Still, the ardent desire to honor and reclaim the Negro's link to Africa — by color, by history, by culture, by "blood" — never entirely disappeared, even among those who refused to romanticize the American Negro's return to the Continent. Instead, for those so inclined, Africa became a metaphor for an ancestral greatness, for roots, for spirituality, in which American Negroes could share. Mary McLeod Bethune, the great black activist and educator, identified herself as "my Mother's daughter," and claimed that the "drums of Africa still beat in my heart." Frederick Douglass, echoing a belief voiced by John Stuart Mill in 1850, railed in 1854 against "the fashion of American writers to deny the Egyptians were Negroes and claim that they are the same race as themselves. This has . . . been largely due to a wish to deprive the Negro of the moral support of the Ancient greatness and to appropriate the same to the white man." Alain Locke confessed in 1925 that Negro Americans had shared a "missionary condescension . . . in their attitudes toward Africa," which was "a pious but sad mistake. In taking it, we have fallen into the snare of our enemies and have given offense to our brothers." Locke went on to say that "Africa is not only our mother, but in light of most recent science is beginning to appear as the mother of civilization."

Among black scholars, then, the role of Africa was hotly disputed. As the historian Carter G. Woodson put it: "[T]he contemporary school of thought which taught that the American Negro had been torn completely from his African roots in the process of enslavement had done incalculable harm, especially in the education and training of younger Negro scholars."
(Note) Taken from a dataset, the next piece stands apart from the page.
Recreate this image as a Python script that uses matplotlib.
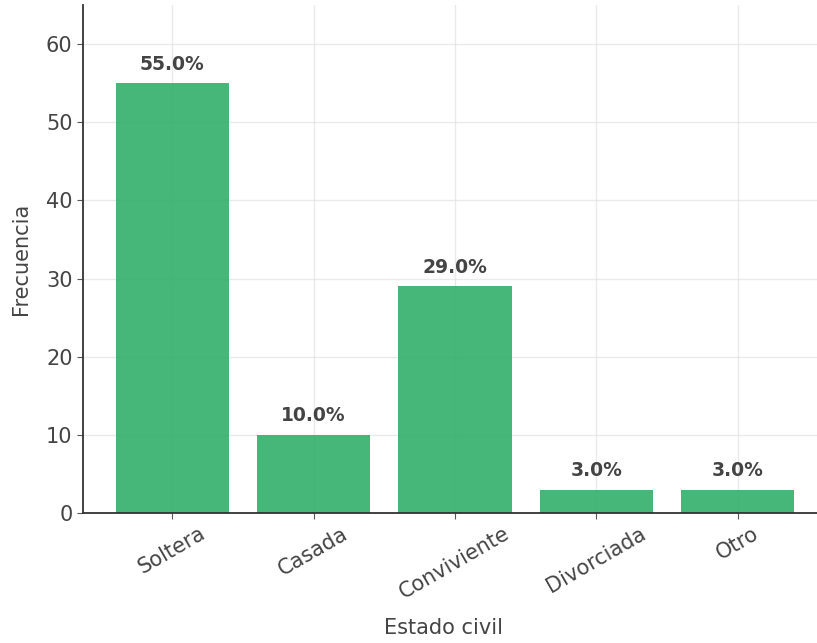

In part, this dispute stemmed from the absence of "African Civilization" in the college curriculum. W.E.B. Du Bois himself — the greatest American Negro intellectual in the twentieth century and an ardent Pan-Africanist who would emigrate to Ghana, where he died in 1963 editing the Encyclopedia Africana — even he once confessed that he had no idea of the depth of the history of African civilization until the German-born anthropologist Franz Boas revealed this to him in a lecture at Atlanta University in 1906. Moreover, Paul Robeson had to attend the School of Oriental and African Studies in London in the early thirties to learn "that along with the towering achievements of the cultures of ancient Greece and China there stood the culture of Africa, unseen and denied by the looters of Africa's material wealth." "I am a Negro with every drop of blood and every stir of my soul," Robeson declared. "I want to be more African." The effect of the West's systematic ignorance of African history was to treat it as if it had slept for millennia, even as the rest of the world's civilizations erupted. Marcus Garvey, for example, the most passionate Pan-Africanist of his generation (the one preceding Robeson's) and the father of the modern "Back to Africa" migration movement, argued that "when Europe was inhabited by a race of cannibals, a race of savage men, heathens and pagans, Africa was peopled with a race of cultured black men who were masters in art, science, and literature." Nevertheless, "You do not know Africa," precisely because "Africa has been sleeping for centuries — not dead, only sleeping." Garvey demanded that Africans take charge of their own destiny: "Wake up, Ethiopia! Wake up, Africa! Let us work towards the one glorious end of a free, redeemed, and mighty nation. Let Africa be a bright star among the constellation of nations. Africa for the Africans at home and abroad."